I used MAGIC on some old DEC VAXStations and even an Amiga 1000 back at Auburn University when I taught there. It was a lot better than the home-grown layout tools that I had been using in my graduate work at Purdue - but most of that was likely because the guys at Purdue had to write their own tools - there just weren't any layout tools for the old TEK 4014 screens they had, and they didn't get color screens until late in my work. So it was probably a necessity. But MAGIC is just beautiful.

It can display the overlaps with different visual cues so that you know you have a gate when the poly crosses the n-diffusion. Also it had design rule checks built-in which made it a hundred times easier to really make something in MAGIC as you didn't have to constantly worry if your layout was going to fail in mask fabrication or in the actual foundry. The real kicker for grad students was the MOSIS rules and the pads they created.

With the MOSIS rules and the 'tiny chip' pad, we could have designs sent out to be fabbed at any of a number of silicon foundries in the country. It was an amazing thing to send out the file and see the chips come back and have the students see what they had made. Pretty cool stuff. Anyway, let's get to the building.

First thing is to get the source. I went to the MAGIC site and got the source for 7.5.140. I then unpacked it into a directory and went into the magic directory (a symlink is made in the un-tar).

The only change needed is to edit the configure command due to a linking issue with X11 and OpenGL - as OpenGL is referenced in both the X11 libs and the OpenGL Framework. Apple discusses it here and the fix to the configure script is pretty easy. Replace:

  -lGL

with:

  -lGL -dylib_file \
  /System/Library/Frameworks/OpenGL.framework/Versions/A/Libraries/libGL.dylib:\
  /System/Library/Frameworks/OpenGL.framework/Versions/A/Libraries/libGL.dylib

where it's all one line - I just put in the line breaks for readability sake.

Then it's the standard configure, make, and make install and it's installed in /usr/local/bin with supporting files in /usr/local/lib. Make sure you have the path right and you're golden.

I did notice that wish 8.4 segfaulted when I tried to run it, but that was fixed by using the configure command:

  configure --with-interpreter=scheme

so that the default Tcl/Tk interpreter is not used, but the built-in scheme interpreter is used, and then there aren't the issues. I'm sure if I built Tcl/Tk 8.4 from scratch and used that, it'd work, but I don't need an interpreter for MAGIC - I'm not doing that fancy of layouts and I didn't have one in the past, so I'm OK for now. If it gets to be an issue, I can deal with it later.

That's it... it runs.

  magic circuit.mag

and up comes the file. Just like I remember. Pretty sweet.

UPDATE: I tried getting it to work with the Tcl interpreter and it just wasn't going to fly. I'm not sure why, but the segfaults were in wish and that's not a good sign. Also, I had a hard time getting the scroll bars to work and the middle-button emulation wasn't working as I had hoped. So all in all, it's working, but only barely. It's not something I'd use for real. Oh well... it was a good try.

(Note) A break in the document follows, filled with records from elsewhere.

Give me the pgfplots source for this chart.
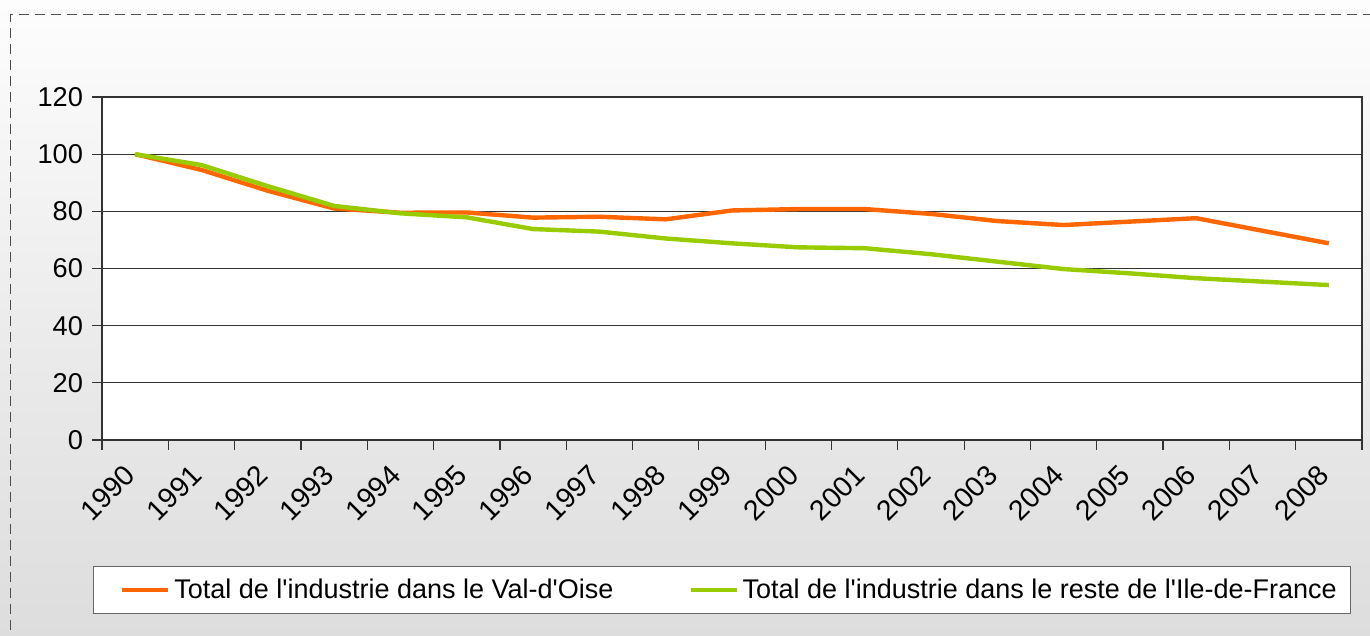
\documentclass[border=0pt]{standalone}
\usepackage{fontspec}
\setmainfont{Liberation Sans}
\usepackage{pgfplots}
\pgfplotsset{compat=1.18}
\definecolor{orangeL}{RGB}{255,102,0}
\definecolor{greenL}{RGB}{153,204,0}
\definecolor{bgbot}{RGB}{221,221,221}
\definecolor{bgtop}{RGB}{253,253,253}
\begin{document}
\begin{tikzpicture}[font=\fontsize{13.6pt}{15.6pt}\selectfont]
\clip (0,0) rectangle (685pt,318pt);
\shade[top color=bgtop, bottom color=bgbot, middle color={rgb,255:red,236;green,236;blue,236}] (0,0) rectangle (685pt,318pt);
\draw[gray!60!black, line width=0.5pt, dash pattern=on 5pt off 3pt] (5pt,-5pt) -- (5pt,310.5pt) -- (690pt,310.5pt);
\begin{axis}[
  at={(51pt,98pt)}, anchor=south west,
  scale only axis, width=630pt, height=171.5pt,
  xmin=-0.5, xmax=18.5, ymin=0, ymax=120,
  ytick={0,20,...,120},
  xtick={-0.5,0.5,...,18.5},
  xticklabels={},
  xtick pos=lower, ytick pos=left,
  extra x ticks={0,1,...,18},
  extra x tick labels={1990,1991,1992,1993,1994,1995,1996,1997,1998,1999,2000,2001,2002,2003,2004,2005,2006,2007,2008},
  extra x tick style={major tick length=0pt, xticklabel style={font=\fontsize{14.2pt}{17pt}\selectfont, rotate=45, anchor=east, xshift=-9pt, yshift=-9pt}},
  tick align=outside, major tick length=5pt,
  tick style={black!80, line width=0.6pt},
  ymajorgrids, grid style={black!80, line width=0.6pt},
  axis line style={black!80, line width=0.6pt},
  axis background/.style={fill=white},
  /pgf/number format/assume math mode=true,
  yticklabel style={xshift=-1pt},
  legend columns=2,
  legend style={at={(axis description cs:0.492,-0.437)}, anchor=center, draw=black!60, fill=white, line width=0.5pt, inner xsep=5pt, inner ysep=4pt,
    font=\fontsize{13.5pt}{15.6pt}\selectfont,
    /tikz/every even column/.append style={column sep=27pt}},
  legend cell align=left,
  legend image code/.code={\path (0pt,0pt); \draw[#1, line width=2pt] (8.5pt,0pt) -- (31.5pt,0pt);},
]
\addplot[orangeL, line width=2.2pt, line join=round] coordinates {
(0,100) (1,94.5) (2,87.2) (3,81.0) (4,79.5) (5,79.6) (6,77.8) (7,78.1) (8,77.2) (9,80.3)
(10,80.8) (11,80.8) (12,79.1) (13,76.6) (14,75.2) (15,76.4) (16,77.6) (17,73.2) (18,68.8)};
\addlegendentry{Total de l\textquotesingle industrie dans le Val-d\textquotesingle Oise}
\addplot[greenL, line width=2.2pt, line join=round] coordinates {
(0,100) (1,96.2) (2,88.8) (3,81.9) (4,79.3) (5,77.9) (6,73.8) (7,72.9) (8,70.5) (9,68.8)
(10,67.4) (11,67.1) (12,65.0) (13,62.4) (14,59.8) (15,58.3) (16,56.6) (17,55.4) (18,54.2)};
\addlegendentry{Total de l\textquotesingle industrie dans le reste de l\textquotesingle Ile-de-France}
\end{axis}
\end{tikzpicture}
\end{document}
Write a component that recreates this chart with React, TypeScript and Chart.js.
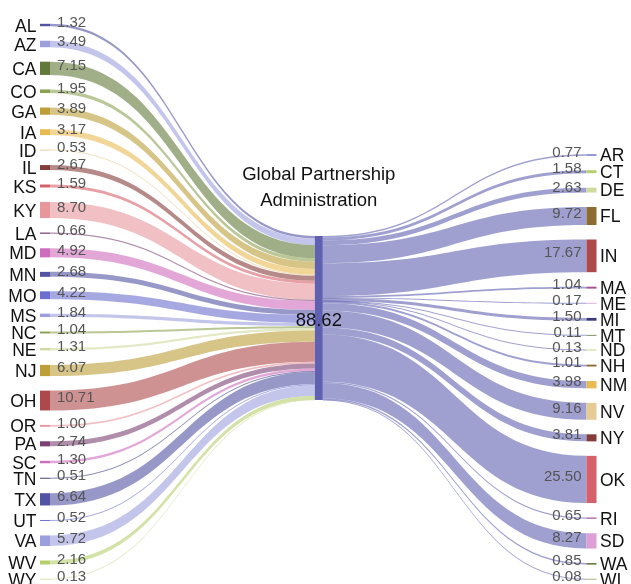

UPDATE: they have implemented the scrolling with the arrow keys, so it's not the scroll bars that's the problem, it's user error and remembering it the way it used to be. So I think I'll keep it for a while. Also, I figured out the middle-button issue - I had to enable 3 button behavior on X11.app in the Preferences. WIth that, I get the same one finger = left... two fingers = right... and Option+one finger = middle. Perfect. Now it's good enough to use. Good.